If you don't have labels, a workaround is to remove a few edges to form a validation set. Tune hyperparameters according to the link prediction performance on the validation set. Once you get the best setting, you can train on the original whole graph and deploy it for your downstream task. This assumes that the granularity of your downstream tasks is not far away from that of link prediction.

PJthunder commented 5 years ago

Thanks for you explanations. It makes the setting clear. So for the difference between your deepwalk and the original ones. Actually you will generate more "random walk" in the augmentation step than using the original implementation?

For the parameter setting, what is "random_walk_batch_size"? Will it influence the convergence rate or final embedding results?

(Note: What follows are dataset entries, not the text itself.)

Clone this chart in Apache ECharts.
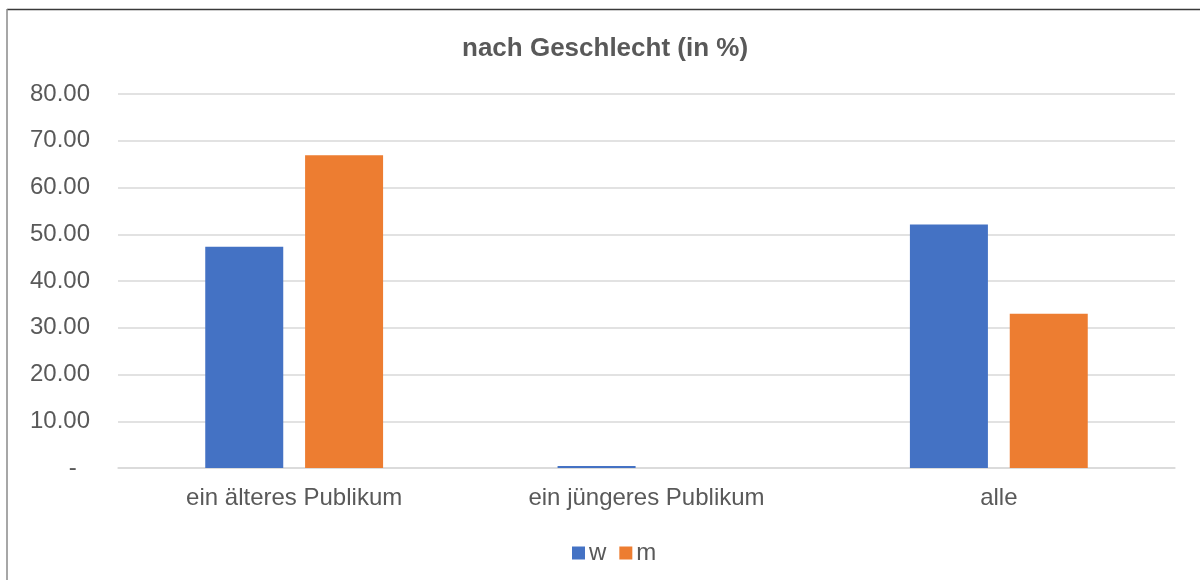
<!DOCTYPE html>
<html>
<head>
<meta charset="utf-8">
<script src="https://cdn.jsdelivr.net/npm/echarts@6/dist/echarts.min.js"></script>
<style>
  html, body { margin: 0; padding: 0; background: #ffffff; }
  #chart { width: 1200px; height: 580px; }
</style>
</head>
<body>
<div id="chart"></div>
<script>
// Audience groups on the category axis
const categories = ['ein älteres Publikum', 'ein jüngeres Publikum', 'alle'];
// Share per gender, in percent
const seriesNames = ['w', 'm'];
const valuesW = [47.3, 0.43, 52.1];
const valuesM = [66.9, 0, 33.0];
// Value axis range and step
const yMin = 0;
const yMax = 80;
const yStep = 10;

const FONT = '"Liberation Sans", Arial, Helvetica, sans-serif';
const TEXT = '#595959';

const chart = echarts.init(document.getElementById('chart'), null, { renderer: 'canvas' });

chart.setOption({
  backgroundColor: '#ffffff',
  animation: false,
  title: {
    text: 'nach Geschlecht (in %)',
    left: 457,
    top: 31,
    textStyle: { fontFamily: FONT, fontSize: 26, fontWeight: 'bold', color: TEXT }
  },
  legend: {
    data: seriesNames,
    left: 567,
    top: 536,
    itemWidth: 13,
    itemHeight: 13,
    itemGap: 13,
    icon: 'rect',
    textStyle: { fontFamily: FONT, fontSize: 24, color: TEXT, padding: [0, 0, 0, -1] }
  },
  grid: { left: 118, right: 25, top: 94, bottom: 112, containLabel: false },
  xAxis: {
    type: 'category',
    data: categories,
    axisLine: { show: true, lineStyle: { color: '#D9D9D9', width: 1.5 } },
    axisTick: { show: false },
    axisLabel: { fontFamily: FONT, fontSize: 24, color: TEXT, margin: 18 }
  },
  yAxis: {
    type: 'value',
    min: yMin,
    max: yMax,
    interval: yStep,
    axisLine: { show: false },
    axisTick: { show: false },
    splitLine: { lineStyle: { color: '#D9D9D9', width: 1.5 } },
    axisLabel: {
      fontFamily: FONT, fontSize: 24, color: TEXT, margin: 28,
      // accounting style: zero shown as a dash, set in from the right edge
      formatter: v => (v === 0 ? '-  ' : v.toFixed(2))
    }
  },
  series: [
    {
      name: seriesNames[0],
      type: 'bar',
      data: valuesW,
      barWidth: 78,
      barGap: '28%',
      itemStyle: { color: '#4472C4' }
    },
    {
      name: seriesNames[1],
      type: 'bar',
      data: valuesM,
      barWidth: 78,
      itemStyle: { color: '#ED7D31' }
    }
  ],
  graphic: [
    // chart frame: top and left edges
    { type: 'line', shape: { x1: 7, y1: 9.5, x2: 1200, y2: 9.5 }, style: { stroke: '#3a3a3a', lineWidth: 1.5 }, silent: true },
    { type: 'line', shape: { x1: 7, y1: 9, x2: 7, y2: 580 }, style: { stroke: '#8a8a8a', lineWidth: 1.5 }, silent: true }
  ]
});
</script>
</body>
</html>
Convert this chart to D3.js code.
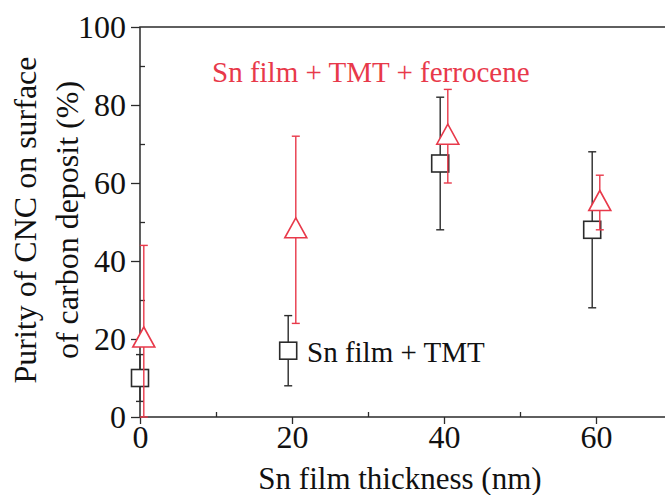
<!DOCTYPE html>
<html>
<head>
<meta charset="utf-8">
<script src="https://cdn.jsdelivr.net/npm/d3@7.9.0/dist/d3.min.js"></script>
<style>
  body { margin: 0; background: #fff; }
  svg text { font-family: "Liberation Serif", "Times New Roman", Times, serif !important; }
</style>
</head>
<body>
<svg width="665" height="495"></svg>
<script>
// Sn film + TMT (black squares)
const tmtX = [0, 19.5, 39.5, 59.5];
const tmtY = [10, 17, 65, 48];
const tmtLo = [4, 8, 48, 28];
const tmtHi = [16, 26, 82, 68];

// Sn film + TMT + ferrocene (red triangles)
const ferX = [0.5, 20.5, 40.5, 60.5];
const ferY = [20, 48, 72, 55];
const ferLo = [0, 24, 60, 48];
const ferHi = [44, 72, 84, 62];

const xTicks = [0, 20, 40, 60];
const yTicks = [0, 20, 40, 60, 80, 100];

const red = "#e8394a";
const dark = "#2b2b2b";

const svg = d3.select("svg");
const x = d3.scaleLinear().domain([0, 70]).range([140, 672]);
const y = d3.scaleLinear().domain([0, 100]).range([417, 27]);

// frame
svg.append("path")
  .attr("d", `M${x(70)},${y(100)}H${x(0)}V${y(0)}H${x(70)}`)
  .attr("fill", "none").attr("stroke", dark).attr("stroke-width", 1.5);

// x axis
const xAxis = svg.append("g").attr("transform", `translate(0,${y(0)})`)
  .call(d3.axisBottom(x).tickValues(xTicks).tickSize(7).tickPadding(1));
xAxis.append("g").call(d3.axisBottom(x).tickValues([10, 30, 50]).tickSize(-5).tickFormat(""));
// y axis
const yAxis = svg.append("g").attr("transform", `translate(${x(0)},0)`)
  .call(d3.axisLeft(y).tickValues(yTicks).tickSize(9).tickPadding(5));
yAxis.append("g").call(d3.axisLeft(y).tickValues([10, 30, 50, 70, 90]).tickSize(-5).tickFormat(""));

svg.selectAll(".domain").remove();
svg.selectAll(".tick line").attr("stroke", dark).attr("stroke-width", 1.3);
svg.selectAll(".tick text").attr("font-size", 32).attr("fill", "#111");

function series(xs, ys, lo, hi, color, shape) {
  const g = svg.append("g");
  xs.forEach((d, i) => {
    const cx = x(d);
    g.append("line").attr("x1", cx).attr("x2", cx).attr("y1", y(lo[i])).attr("y2", y(hi[i]))
      .attr("stroke", color).attr("stroke-width", 1.4);
    [lo[i], hi[i]].forEach(v => {
      g.append("line").attr("x1", cx - 4).attr("x2", cx + 4).attr("y1", y(v)).attr("y2", y(v))
        .attr("stroke", color).attr("stroke-width", 1.4);
    });
    const cy = y(ys[i]);
    if (shape === "square") {
      g.append("rect").attr("x", cx - 8.5).attr("y", cy - 8.5).attr("width", 17).attr("height", 17)
        .attr("fill", "#fff").attr("stroke", color).attr("stroke-width", 1.6);
    } else {
      g.append("path")
        .attr("d", `M${cx},${cy - 12}L${cx + 11},${cy + 8}L${cx - 11},${cy + 8}Z`)
        .attr("fill", "#fff").attr("stroke", color).attr("stroke-width", 1.6);
    }
  });
}
series(tmtX, tmtY, tmtLo, tmtHi, dark, "square");
series(ferX, ferY, ferLo, ferHi, red, "triangle");

// annotations
svg.append("text").attr("x", 212).attr("y", 82).attr("font-size", 29).attr("fill", red)
  .text("Sn film + TMT + ferrocene");
svg.append("text").attr("x", 307).attr("y", 362).attr("font-size", 29).attr("fill", "#111")
  .text("Sn film + TMT");

// axis titles
svg.append("text").attr("x", 400).attr("y", 489).attr("text-anchor", "middle")
  .attr("font-size", 31).attr("fill", "#111").text("Sn film thickness (nm)");
const yl = svg.append("text").attr("transform", "translate(36,220) rotate(-90)")
  .attr("text-anchor", "middle").attr("font-size", 32).attr("fill", "#111");
yl.append("tspan").attr("x", 0).attr("dy", 0).text("Purity of CNC on surface");
yl.append("tspan").attr("x", 0).attr("dy", 42).text("of carbon deposit (%)");
</script>
</body>
</html>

For the evaluation, you said the graphvite has a link prediction as the evaluation task. How should that work? Also, what's the classifier you used in the link prediction?

Thank you for your help!

KiddoZhu commented 5 years ago

Yes. We generate somehow more, but consume less memory.

random_walk_batch_size determines after generating how many random walks we should generate their skip gram samples. It's the batch size for CPU sampling, not for GPU training. In other words, it doesn't influence convergence. The best value may vary according to CPU cache size, but generally the default value works fine.

The interface of link prediction can be found here. Our link prediction works as follows

  1. Infer the probability of each test edge
  2. Sort the test edges in descending order
  3. Compute the AUC metric of this sequence

Ideally, all positive samples should be ranked before negative samples. There isn't any classifier, since we found that using the dot product in DeepWalk / LINE / node2vec is more robust to dimension changes.

iamxpy commented 4 years ago

Hi. Implementation of deepwalk is slightly different from the original one, but they share the same high-level design and reach similar results in our experiments.

In graphvite, augmentation_step corresponds to the window_size in deepwalk. They may not take the exact same value, since we removed some tricks like random window subsampling from the original deepwalk.

By the way, it's really necessary to tune the augmentation step for each dataset. My heuristic is to use augmentation_step = floor(log(n) / log(|E| / |V|)), where n is about 1000.

@KiddoZhu Hi, I have some questoins about the default settings. Dose the default value "auto" for augmentation_step means that augmentation_step = floor(log(1000) / log(|E| / |V|))? If so, my dataset has |E|=116471433 and |V|=3299324, which gives augmentation_step=1, and it seems unreasonable. Shoud I avoid to use the default value and set augmentation_step to a larger number? Thx.